Plotting code records:

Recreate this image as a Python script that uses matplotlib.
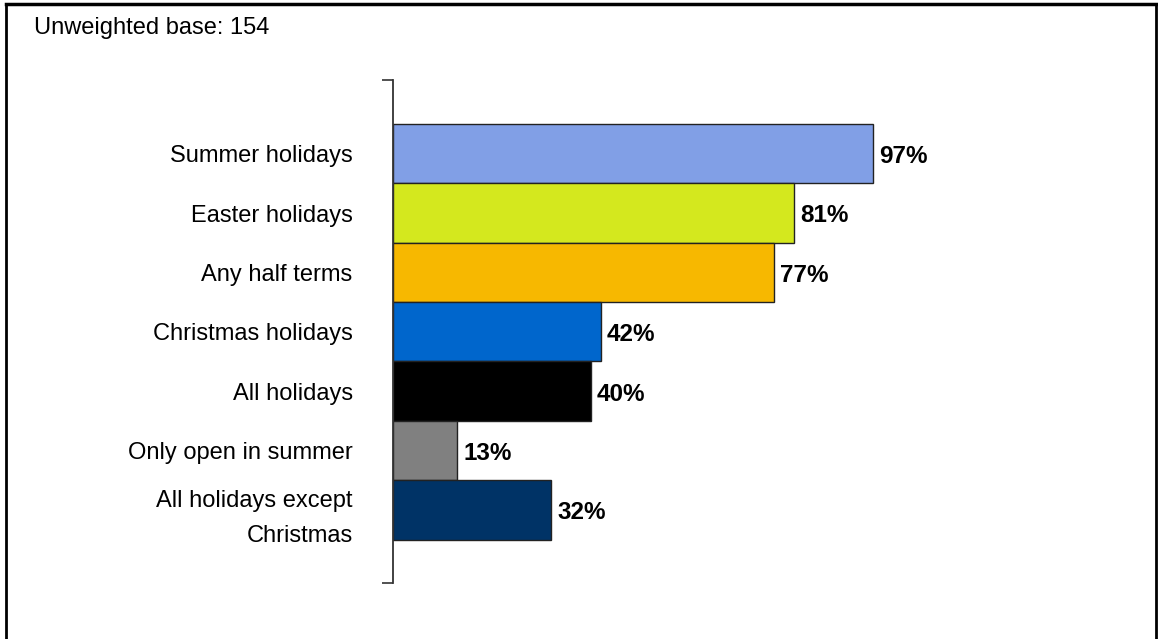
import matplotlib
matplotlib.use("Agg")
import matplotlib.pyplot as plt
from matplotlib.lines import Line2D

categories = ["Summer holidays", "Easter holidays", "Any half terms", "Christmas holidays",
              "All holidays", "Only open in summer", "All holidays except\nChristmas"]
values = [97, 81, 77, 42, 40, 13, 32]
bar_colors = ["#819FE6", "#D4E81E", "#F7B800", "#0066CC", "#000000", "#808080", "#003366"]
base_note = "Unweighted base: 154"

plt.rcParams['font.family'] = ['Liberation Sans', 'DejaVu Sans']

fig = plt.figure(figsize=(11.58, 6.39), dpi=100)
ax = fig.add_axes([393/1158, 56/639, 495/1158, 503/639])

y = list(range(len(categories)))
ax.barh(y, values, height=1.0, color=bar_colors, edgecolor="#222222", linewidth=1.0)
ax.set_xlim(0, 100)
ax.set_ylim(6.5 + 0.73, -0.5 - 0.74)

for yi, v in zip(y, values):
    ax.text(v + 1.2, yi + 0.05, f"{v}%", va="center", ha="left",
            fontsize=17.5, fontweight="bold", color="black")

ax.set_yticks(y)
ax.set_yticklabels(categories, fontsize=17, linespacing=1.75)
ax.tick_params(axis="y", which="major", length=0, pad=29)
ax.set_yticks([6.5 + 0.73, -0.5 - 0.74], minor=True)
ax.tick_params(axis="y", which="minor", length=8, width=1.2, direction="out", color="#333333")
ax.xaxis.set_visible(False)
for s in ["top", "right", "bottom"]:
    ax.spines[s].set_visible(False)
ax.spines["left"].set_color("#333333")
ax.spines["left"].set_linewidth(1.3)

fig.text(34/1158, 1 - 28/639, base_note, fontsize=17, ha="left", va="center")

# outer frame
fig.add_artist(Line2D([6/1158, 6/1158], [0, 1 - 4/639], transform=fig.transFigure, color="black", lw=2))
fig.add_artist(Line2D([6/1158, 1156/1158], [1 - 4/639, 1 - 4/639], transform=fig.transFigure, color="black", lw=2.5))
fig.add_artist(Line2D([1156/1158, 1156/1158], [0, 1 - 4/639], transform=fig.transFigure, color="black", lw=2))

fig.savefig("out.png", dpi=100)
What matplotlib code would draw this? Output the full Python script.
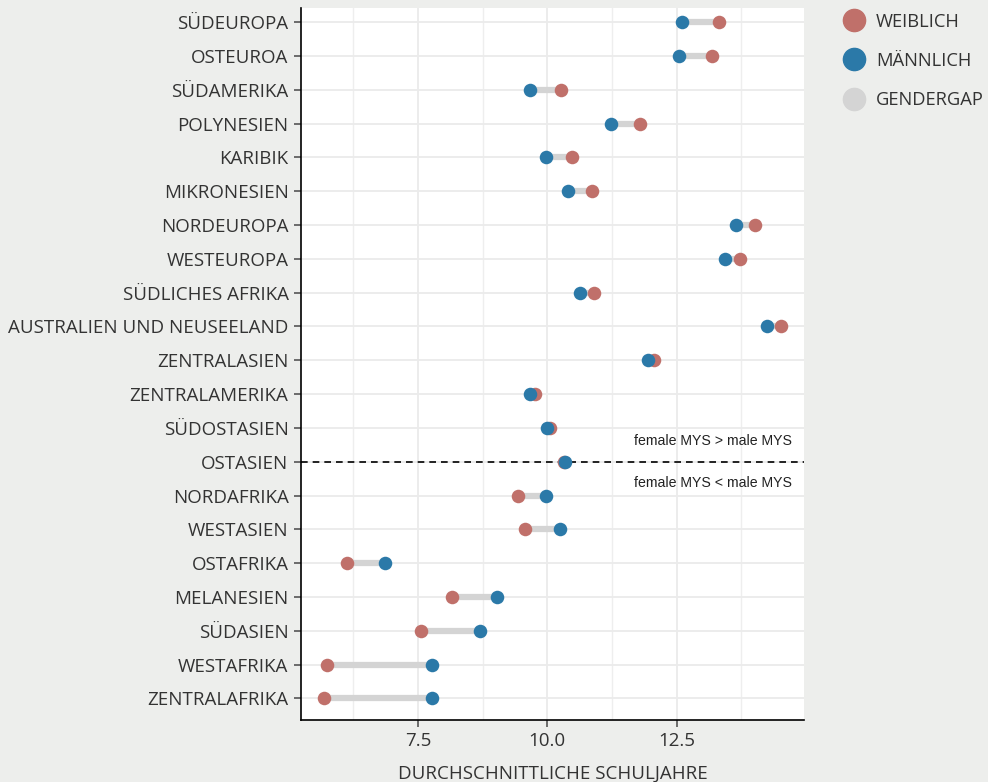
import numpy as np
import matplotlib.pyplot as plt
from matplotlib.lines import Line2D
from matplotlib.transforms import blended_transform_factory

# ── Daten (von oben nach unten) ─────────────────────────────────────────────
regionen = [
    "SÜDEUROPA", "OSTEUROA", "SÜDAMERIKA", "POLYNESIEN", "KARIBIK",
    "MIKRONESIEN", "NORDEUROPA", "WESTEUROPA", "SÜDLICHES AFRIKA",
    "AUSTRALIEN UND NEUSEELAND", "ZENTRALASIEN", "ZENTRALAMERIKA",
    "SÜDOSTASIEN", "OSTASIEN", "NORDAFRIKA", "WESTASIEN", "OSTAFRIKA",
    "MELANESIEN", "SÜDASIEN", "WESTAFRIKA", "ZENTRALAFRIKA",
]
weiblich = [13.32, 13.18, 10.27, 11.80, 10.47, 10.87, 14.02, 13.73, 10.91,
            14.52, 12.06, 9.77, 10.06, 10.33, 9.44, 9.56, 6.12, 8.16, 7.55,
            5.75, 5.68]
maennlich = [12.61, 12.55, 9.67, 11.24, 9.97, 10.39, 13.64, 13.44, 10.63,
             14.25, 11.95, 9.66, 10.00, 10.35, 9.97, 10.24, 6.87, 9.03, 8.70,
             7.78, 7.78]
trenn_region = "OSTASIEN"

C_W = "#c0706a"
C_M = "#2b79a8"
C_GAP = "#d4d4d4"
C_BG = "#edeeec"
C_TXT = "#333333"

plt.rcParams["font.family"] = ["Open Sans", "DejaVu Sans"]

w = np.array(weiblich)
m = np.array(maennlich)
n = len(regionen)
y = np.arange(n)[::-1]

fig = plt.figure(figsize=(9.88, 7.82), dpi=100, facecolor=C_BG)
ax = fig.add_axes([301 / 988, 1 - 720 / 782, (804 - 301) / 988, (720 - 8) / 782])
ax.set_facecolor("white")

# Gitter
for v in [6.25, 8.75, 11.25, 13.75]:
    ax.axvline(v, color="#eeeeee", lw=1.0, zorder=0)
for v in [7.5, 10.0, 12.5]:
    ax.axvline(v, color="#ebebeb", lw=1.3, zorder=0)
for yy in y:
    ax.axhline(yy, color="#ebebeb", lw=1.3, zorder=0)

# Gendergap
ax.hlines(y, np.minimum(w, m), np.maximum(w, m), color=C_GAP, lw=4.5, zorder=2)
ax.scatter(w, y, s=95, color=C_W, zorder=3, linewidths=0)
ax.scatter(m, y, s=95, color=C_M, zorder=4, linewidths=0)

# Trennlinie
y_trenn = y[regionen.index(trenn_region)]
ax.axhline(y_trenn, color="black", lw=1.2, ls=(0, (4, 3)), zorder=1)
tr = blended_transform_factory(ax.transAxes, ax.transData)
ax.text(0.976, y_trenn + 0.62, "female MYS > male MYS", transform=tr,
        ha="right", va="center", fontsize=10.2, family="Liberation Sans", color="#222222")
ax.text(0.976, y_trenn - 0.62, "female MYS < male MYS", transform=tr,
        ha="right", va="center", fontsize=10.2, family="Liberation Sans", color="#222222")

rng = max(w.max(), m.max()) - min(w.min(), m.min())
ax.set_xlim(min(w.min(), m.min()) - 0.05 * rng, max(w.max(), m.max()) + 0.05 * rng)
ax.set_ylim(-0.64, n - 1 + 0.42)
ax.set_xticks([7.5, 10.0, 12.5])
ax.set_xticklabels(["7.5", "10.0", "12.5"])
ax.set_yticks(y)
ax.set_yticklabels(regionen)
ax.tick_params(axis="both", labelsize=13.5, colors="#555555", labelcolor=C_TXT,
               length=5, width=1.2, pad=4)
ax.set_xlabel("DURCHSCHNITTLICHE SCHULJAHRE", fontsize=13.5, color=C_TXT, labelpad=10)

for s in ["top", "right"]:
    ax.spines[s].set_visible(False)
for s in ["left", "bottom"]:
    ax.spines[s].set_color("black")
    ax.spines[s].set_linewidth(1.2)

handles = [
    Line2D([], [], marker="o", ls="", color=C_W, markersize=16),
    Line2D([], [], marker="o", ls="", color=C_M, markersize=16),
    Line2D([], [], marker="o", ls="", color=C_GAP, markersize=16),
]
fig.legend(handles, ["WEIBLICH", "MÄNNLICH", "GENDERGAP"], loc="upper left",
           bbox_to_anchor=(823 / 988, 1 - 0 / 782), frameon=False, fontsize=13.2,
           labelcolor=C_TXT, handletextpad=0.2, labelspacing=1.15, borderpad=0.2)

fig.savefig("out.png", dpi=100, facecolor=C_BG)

**What is expected**: Beginning with the line above that contains "What matplotlib code" and ending with the line that contains "from matplotlib.transforms import", quote each line exactly, keeping out the pictures.

**Final result**:
What matplotlib code would draw this? Output the full Python script.
import numpy as np
import matplotlib.pyplot as plt
from matplotlib.lines import Line2D
from matplotlib.transforms import blended_transform_factory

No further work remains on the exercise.